Lösungsoption: Komplementäres Kooperationsverständnis

Grundsätzlich bewerten wir die vom Management und Controlling - wie oben beschrieben - gezeigten Denk- und Verhaltensweisen als Problemlösungsversuche. Je mehr sich diese Versuche wiederholen, verselbständigen sie sich jedoch und führen zum Scheitern nach dem Prinzip des Unterlassens von Handlungen, die besser vollzogen würden, beziehungsweise des Vollzugs von Handlungen, die besser unterlassen würden. Das zu beobachtende Konfliktlösungsmuster lässt sich beschreiben, als versuche jemand mit dem Kopf durch die Wand zu laufen und, wenn es nicht funktioniert, noch einmal einen neuerlichen Anlauf zu nehmen, anstatt eine Tür zu suchen.

Lösungsorientierte Konfliktstrategien sollten ihre Aufmerksamkeit auf eine professionelle Klärung der Erwartungshaltung von Management und Controlling richten, welche sich an Funktion, Zielsetzung und Aufgabenstellung orientiert. So wird vermieden, dass unerfüllbare Aufgaben an sich selbst und an andere gestellt werden. Es müssen die Management- und Controllingaufgaben klar definiert und kommuniziert werden und somit auf den unterschiedlichen Ebenen nachvollziehbar sein. Dies ermöglicht letztlich beiden Seiten zu wissen, wann und wie der Einzelnen erfolgreich ist.

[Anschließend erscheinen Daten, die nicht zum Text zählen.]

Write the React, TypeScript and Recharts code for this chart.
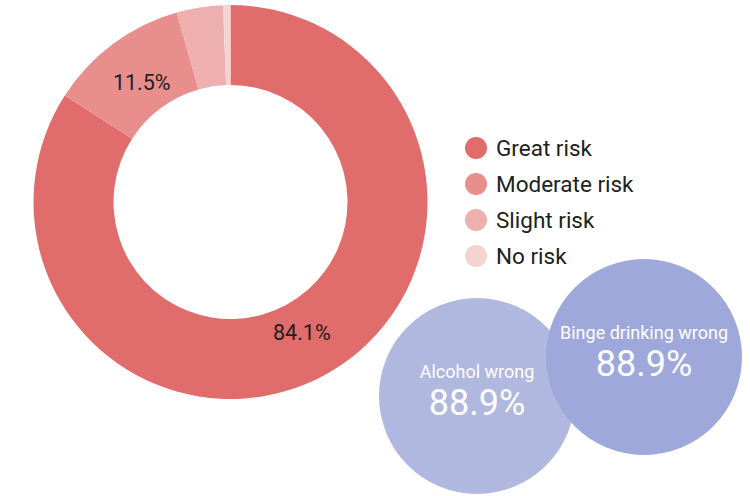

Ein komplementäres Kooperationsverständnis gibt die Chance, gemeinsam ergänzend an einer Lösung zu arbeiten, für die Zukunft gemeinsam zu lernen, in kreativer Unterschiedlichkeit Lösungsvorschläge zu entwickeln, respektvoll mit sich differenzierenden Sichtweisen umzugehen.

Dies ist eine grundlegende Voraussetzung, Controlling als Veränderungsbegleitung zu verstehen. Die Zukunft von Controlling ist die rasche Einstellung von Entscheidungsgrundlagen und der überlegte Umgang mit den Menschen, die diese Entscheidungsgrundlagen für ihre Aufgabenerfüllung benötigen.